ENTRIES SUPPLIED:
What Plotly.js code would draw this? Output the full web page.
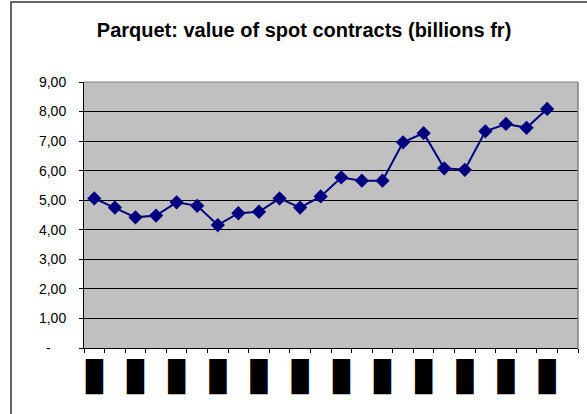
<!DOCTYPE html>
<html><head><meta charset="utf-8">
<script src="https://cdn.plot.ly/plotly-3.0.1.min.js"></script>
<style>html,body{margin:0;padding:0;background:#fff}#c{width:587px;height:414px}</style>
</head><body><div id="c"></div>
<script>
// 24 periods on the category axis (last one has no value)
const periods = Array.from({length: 24}, (_, i) => i);
const values = [5.06, 4.75, 4.42, 4.48, 4.93, 4.81, 4.16, 4.56, 4.61, 5.06, 4.75, 5.13,
                5.77, 5.66, 5.66, 6.96, 7.27, 6.08, 6.03, 7.33, 7.58, 7.45, 8.09, null];
const xTickVals = [0, 2, 4, 6, 8, 10, 12, 14, 16, 18, 20, 22];
const xTickText = xTickVals.map(() => '▊');
const yTickVals = [0, 1, 2, 3, 4, 5, 6, 7, 8, 9];
const yTickText = ['-\u00a0\u00a0\u00a0\u00a0', '1,00', '2,00', '3,00', '4,00', '5,00', '6,00', '7,00', '8,00', '9,00'];

const W = 587, H = 414, mL = 84, mR = 9, mT = 82, mB = 66;
const pw = W - mL - mR, ph = H - mT - mB;
const px = v => (v - mL) / pw, py = v => (H - mB - v) / ph;

const trace = {
  x: periods, y: values, type: 'scatter', mode: 'lines+markers',
  line: {color: '#000080', width: 2},
  marker: {symbol: 'diamond', size: 11, color: '#000080'},
  connectgaps: false, hoverinfo: 'none'
};

const layout = {
  width: W, height: H,
  margin: {l: mL, r: mR, t: mT, b: mB, pad: 0},
  paper_bgcolor: '#ffffff', plot_bgcolor: '#c0c0c0',
  font: {family: 'Liberation Sans, Arial, sans-serif', size: 14, color: '#000'},
  title: {text: '<b>Parquet: value of spot contracts (billions fr)</b>',
          font: {size: 20, family: 'Liberation Sans, Arial, sans-serif', color: '#000'},
          x: 0.518, xref: 'container', xanchor: 'center', y: 0.928, yanchor: 'middle'},
  showlegend: false,
  xaxis: {
    range: [-0.5, 23.5], tickmode: 'array', tickvals: xTickVals, ticktext: xTickText,
    ticks: '', tickangle: 0, tickfont: {size: 29.5, color: '#000', family: 'DejaVu Sans'},
    ticklabelstandoff: 3, ticklabelshift: 3,
    showgrid: false, zeroline: false, showline: true, linecolor: '#000', linewidth: 1,
    minor: {ticks: 'outside', tickmode: 'linear', tick0: -0.5, dtick: 1, ticklen: 4, tickcolor: '#000', showgrid: false},
    fixedrange: true
  },
  yaxis: {
    range: [0, 9], tickmode: 'array', tickvals: yTickVals, ticktext: yTickText,
    ticks: 'outside', ticklen: 4, tickcolor: '#000', ticklabelstandoff: 10,
    showgrid: true, gridcolor: '#000', gridwidth: 1, zeroline: false,
    showline: true, linecolor: '#000', linewidth: 1, fixedrange: true
  },
  shapes: [
    {type: 'line', xref: 'paper', yref: 'paper', x0: 1, x1: 1, y0: 0, y1: 1, line: {color: '#808080', width: 1.5}},
    {type: 'line', xref: 'paper', yref: 'paper', x0: 0, x1: 1, y0: 1, y1: 1, line: {color: '#808080', width: 1}},
    {type: 'rect', xref: 'paper', yref: 'paper', x0: px(11), x1: px(600), y0: py(2), y1: py(430),
     line: {color: '#333', width: 1.5}, fillcolor: 'rgba(0,0,0,0)', layer: 'below'}
  ]
};

Plotly.newPlot('c', [trace], layout, {displayModeBar: false, staticPlot: true});
</script></body></html>
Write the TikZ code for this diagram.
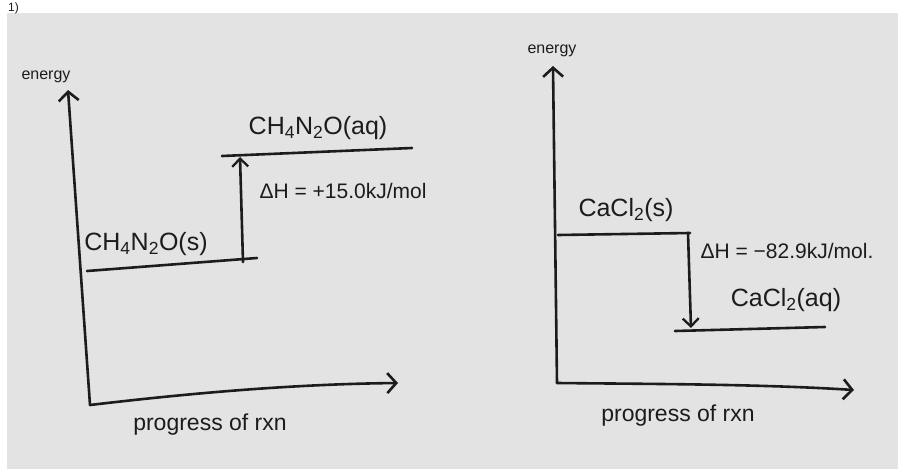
\documentclass[tikz,border=0pt]{standalone}
\usepackage{fontspec}
\setmainfont{Liberation Sans}
\usetikzlibrary{arrows.meta}
\definecolor{paper}{HTML}{E3E3E3}
\definecolor{ink}{HTML}{1C1C1C}
\tikzset{
  pen/.style={draw=ink, line width=2.6pt, line cap=round, line join=round},
  axisarrow/.style={pen, -{Straight Barb[length=9pt,width=20pt,line width=2.6pt]}},
  harrow/.style={pen, -{Straight Barb[length=8pt,width=16pt,line width=2.3pt]}},
  lbl/.style={text=ink, inner sep=0pt},
  species/.style={lbl, font=\fontsize{25}{28}\selectfont},
  dh/.style={lbl, font=\fontsize{21}{24}\selectfont},
  axlbl/.style={lbl, font=\fontsize{23}{26}\selectfont},
  enlbl/.style={lbl, font=\fontsize{16}{18}\selectfont},
}
\begin{document}
\begin{tikzpicture}[x=1pt, y=-1pt]
\useasboundingbox (0,0) rectangle (898,469);
\fill[white] (0,0) rectangle (898,469);
\fill[paper] (7,13) rectangle (898,469);
\node[lbl, anchor=base west, font=\fontsize{12}{13}\selectfont] (num) at (8,11) {1)};

% ---------- left diagram ----------
\coordinate (LO) at (90,405);
\coordinate (LYtip) at (68,90);
\coordinate (LXtip) at (398,383);
\draw[axisarrow] (LO) -- (LYtip);
\draw[axisarrow] (LO) .. controls (200,392) and (300,384) .. (LXtip);
\node[enlbl] (Lenergy) at (46,77) {energy};
\node[axlbl] (Lprog) at (210,425) {progress of rxn};

\coordinate (Ls1) at (87,271);
\coordinate (Ls2) at (257,258);
\draw[pen] (Ls1) -- (Ls2);
\node[species] (Lsolid) at (146,244) {CH\textsubscript{4}N\textsubscript{2}O(s)};

\coordinate (La1) at (222,156);
\coordinate (La2) at (412,148);
\draw[pen] (La1) -- (La2);
\node[species] (Laq) at (318,128) {CH\textsubscript{4}N\textsubscript{2}O(aq)};

\coordinate (Lup0) at (243,262);
\coordinate (Lup1) at (240,157);
\draw[harrow] (Lup0) -- (Lup1);
\node[dh] (LdH) at (343,191) {ΔH = +15.0kJ/mol};

% ---------- right diagram ----------
\coordinate (RO) at (557,383);
\coordinate (RYtip) at (553,66);
\coordinate (RXtip) at (854,390);
\draw[axisarrow] (RO) -- (RYtip);
\draw[axisarrow] (RO) .. controls (650,384) and (760,384) .. (RXtip);
\node[enlbl] (Renergy) at (552,51) {energy};
\node[axlbl] (Rprog) at (678,416) {progress of rxn};

\coordinate (Rs1) at (558,235);
\coordinate (Rs2) at (690,233);
\draw[pen] (Rs1) -- (Rs2);
\node[species] (Rsolid) at (626,210) {CaCl\textsubscript{2}(s)};

\coordinate (Ra1) at (675,331);
\coordinate (Ra2) at (825,327);
\draw[pen] (Ra1) -- (Ra2);
\node[species] (Raq) at (786,300) {CaCl\textsubscript{2}(aq)};

\coordinate (Rdn0) at (688,233);
\coordinate (Rdn1) at (691,328);
\draw[harrow] (Rdn0) -- (Rdn1);
\node[dh] (RdH) at (787,251) {ΔH = −82.9kJ/mol.};
\end{tikzpicture}
\end{document}
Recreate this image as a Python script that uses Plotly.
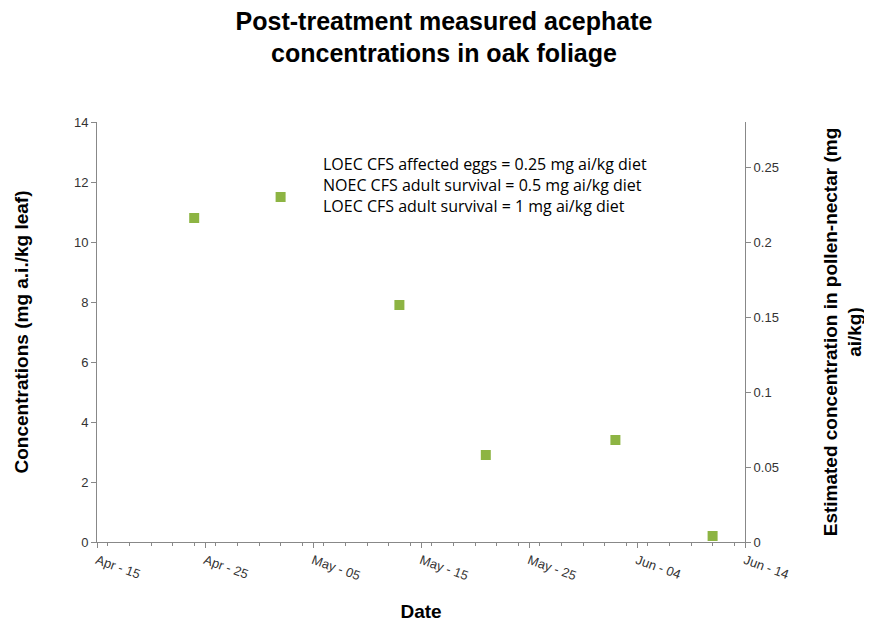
import plotly.graph_objects as go

dates = ["2013-04-24", "2013-05-02", "2013-05-13", "2013-05-21", "2013-06-02", "2013-06-11"]
conc = [10.8, 11.5, 7.9, 2.9, 3.4, 0.2]
tick_dates = ["2013-04-15", "2013-04-25", "2013-05-05", "2013-05-15", "2013-05-25", "2013-06-04", "2013-06-14"]
tick_labels = ["Apr - 15", "Apr - 25", "May - 05", "May - 15", "May - 25", "Jun - 04", "Jun - 14"]

fig = go.Figure()
fig.add_trace(go.Scatter(x=dates, y=conc, mode="markers",
                         marker=dict(symbol="square", size=10, color="#8DB443"), showlegend=False))
fig.add_trace(go.Scatter(x=[dates[0]], y=[None], yaxis="y2", showlegend=False, hoverinfo="skip"))

font = "Liberation Sans, Arial, sans-serif"
fig.update_layout(
    width=872, height=627, plot_bgcolor="white", paper_bgcolor="white",
    margin=dict(l=89, r=135, t=114, b=93),
    title=dict(text="<b>Post-treatment measured acephate<br>concentrations in oak foliage</b>",
               x=0.5, xanchor="center", y=0.965, yanchor="top",
               font=dict(family=font, size=25, color="black")),
    xaxis=dict(type="date", range=["2013-04-15", "2013-06-14"], tickvals=tick_dates, ticktext=tick_labels,
               tickangle=20, showgrid=False, showline=True, linecolor="#888", ticks="outside",
               ticklen=5, tickcolor="#888", tickfont=dict(family=font, size=13, color="#333"), automargin=False,
               minor=dict(dtick=2*86400000, ticks="outside", ticklen=3, tickcolor="#888"),
               title=dict(text="<b>Date</b>", font=dict(family=font, size=19, color="black"), standoff=22)),
    yaxis=dict(range=[0, 14], dtick=2, showgrid=False, showline=True, linecolor="#888", ticks="outside",
               tickcolor="#888", ticklen=5, tickfont=dict(family=font, size=13, color="#333"), automargin=False,
               title=dict(text="<b>Concentrations (mg a.i./kg leaf)</b>", standoff=40,
                          font=dict(family=font, size=19, color="black"))),
    yaxis2=dict(range=[0, 0.28], tickvals=[0, 0.05, 0.1, 0.15, 0.2, 0.25],
                ticktext=["0", "0.05", "0.1", "0.15", "0.2", "0.25"], overlaying="y", side="right",
                showgrid=False, showline=True, linecolor="#888", ticks="outside", tickcolor="#888", ticklen=5,
                tickfont=dict(family=font, size=13, color="#333"), automargin=False,
                title=dict(text="<b>Estimated concentration in pollen-nectar (mg<br>ai/kg)</b>", standoff=45,
                           font=dict(family=font, size=19, color="black"))),
    annotations=[dict(xref="paper", yref="paper", x=0.345, y=0.93, xanchor="left", yanchor="top", align="left",
                      showarrow=False,
                      text="LOEC CFS affected eggs = 0.25 mg ai/kg diet<br>NOEC CFS adult survival = 0.5 mg ai/kg diet<br>LOEC CFS adult survival = 1 mg ai/kg diet",
                      font=dict(family="Open Sans, sans-serif", size=16, color="black"))],
)
fig.write_html("out.html")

WRITTEN EXERCISE:
Copy every line in the records above that contains the word "draw".

SOLVED PROBLEM:
What Plotly.js code would draw this? Output the full web page.
  pen/.style={draw=ink, line width=2.6pt, line cap=round, line join=round},
\draw[axisarrow] (LO) -- (LYtip);
\draw[axisarrow] (LO) .. controls (200,392) and (300,384) .. (LXtip);
\draw[pen] (Ls1) -- (Ls2);
\draw[pen] (La1) -- (La2);
\draw[harrow] (Lup0) -- (Lup1);
\draw[axisarrow] (RO) -- (RYtip);
\draw[axisarrow] (RO) .. controls (650,384) and (760,384) .. (RXtip);
\draw[pen] (Rs1) -- (Rs2);
\draw[pen] (Ra1) -- (Ra2);
\draw[harrow] (Rdn0) -- (Rdn1);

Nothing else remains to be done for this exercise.